Nineveh (Ninua in Assyrian), situated at the heart of this extraordinary urban complex, was a city built on two hills, transformed into citadels which dominated the river on the left bank. The Tigris was confined by brick and stone quays, built by Sennacherib. He it was also who put up formidable defenses on the opposite bank calculated to discourage the hardiest of attackers. A wall three miles long surrounded the city with a ditch behind it; then there were two demi-lunes and finally a double rampart for two and a half miles. Within this great city Sennacherib dwelt in a palace which covered nearly five acres; it was defended by battlemented walls and fortified towers. The royal dwelling was built with beams of sandlewood and cedar, adorned with inlays of ivory. The inside walls were covered with bas-reliefs and inscriptions recounting the sovereign's mighty deeds. Close at hand stood another palace, a marble one this time, in which the treasure was kept. Kings Esarhaddon and Ashurbanipal also lived at Nineveh. Ashurbanipal founded a library there unique for its period. The British archaeologist Layard discovered on its site thousands of clay bricks, copied from ancient Babylonian examples classified and catalogued.

A city, regarded as impregnable, fell

How did this city, regarded as impregnable, fall into the hands of the new Babylonian dynasty in alliance with the Indo-European Medes who had just appeared in this corner of Asia?

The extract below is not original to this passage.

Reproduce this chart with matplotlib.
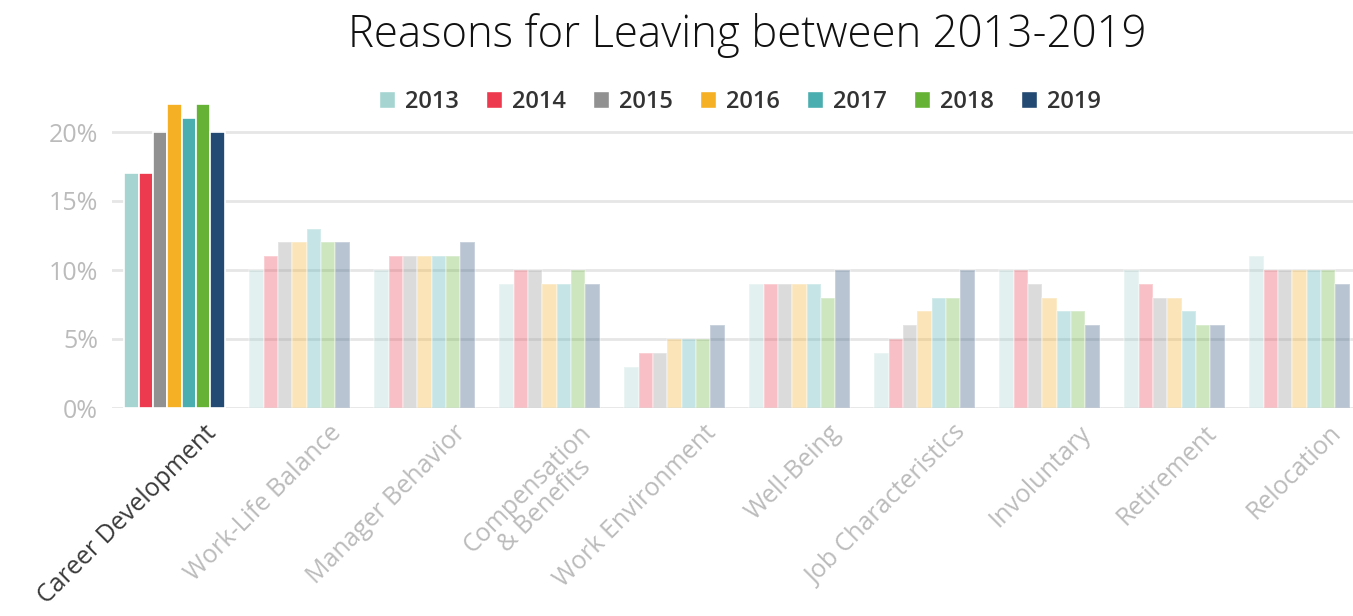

Shortly before 612 Nahum the prophet described the collapse of the proud city:

'Woe to the city soaked in blood,
full of lies,
stuffed with booty,
whose plunderings know no end.

I (YAHWEH) mean to lift your skirts as high as your face
and show your nakedness to nations,
your shame to kingdoms.

I am going to pelt you with filth,
shame you, make you a public show.'
(Nah. 3:1, 5-6)

The following was the course of events. A few years previously Cyaxares, king of the Medes had tried to seize Nineveh. Attracted by the enormous riches piled up in the city he had laid siege to it. But the Assyrians saved their city with the help of Scythian mercenaries, intrepid horsemen and, incidentally, kinsmen of the Medes.

But this was only a postponement of the evil day. Cyaxares, who was methodical in his plans of conquest, soon returned to the attack; we have evidence of this in the prism of Nabonidus discovered by Fr Scheil. On this occasion Cyaxares formed an alliance with Nebupolassar, the founder of the neo-Babylonian dynasty, which was to play a decisive part in Asiatic affairs and more especially in the Judaean tragedy which was to occur very soon.

Nebupolassar was an ambitious, energetic soldier, probably of Chaldaean origin, who took advantage of the weakness of Ashurbanipal, his sovereign, to seize the city of Babylon and the country of the same name (616). In 615 the new sovereign of Babylon concluded with Cyaxares the military alliance mentioned above. The two warriors, joining forces, laid siege to Nineveh, which fell to them after a long siege in the month of Ab (July-August) 612. According to the historian Abydenus, Sarakos, king of the Assyrians, burnt himself alive in his palace together with his wives and children rather than fall into the hands of the besiegers.

The metropolis of the Middle East was destroyed for ever. An empire which for centuries had terrorized the Middle East disappeared entirely.

A handful of soldiers under the command of Ashuruballit II, the last king, managed to take refuge in the upper valley of the Euphrates at Haran, a fortified city, where they held out for some time.

Nineveh itself, sacked and burnt to the ground, fell into oblivion almost at once. Soon even the site on which it stood was forgotten. Two centuries later the Greek captain Xenophon, at the head of his celebrated body of 'ten thousand', then in retreat, passed near the ruined capital without even suspecting its presence.

'Once Nineveh had fallen Assyria no longer existed,' writes Maspero. In its general sense the remark is true. Nevertheless the death throes of Assyrian power lasted for six years more, long enough to cause Yahudah the worst misfortunes.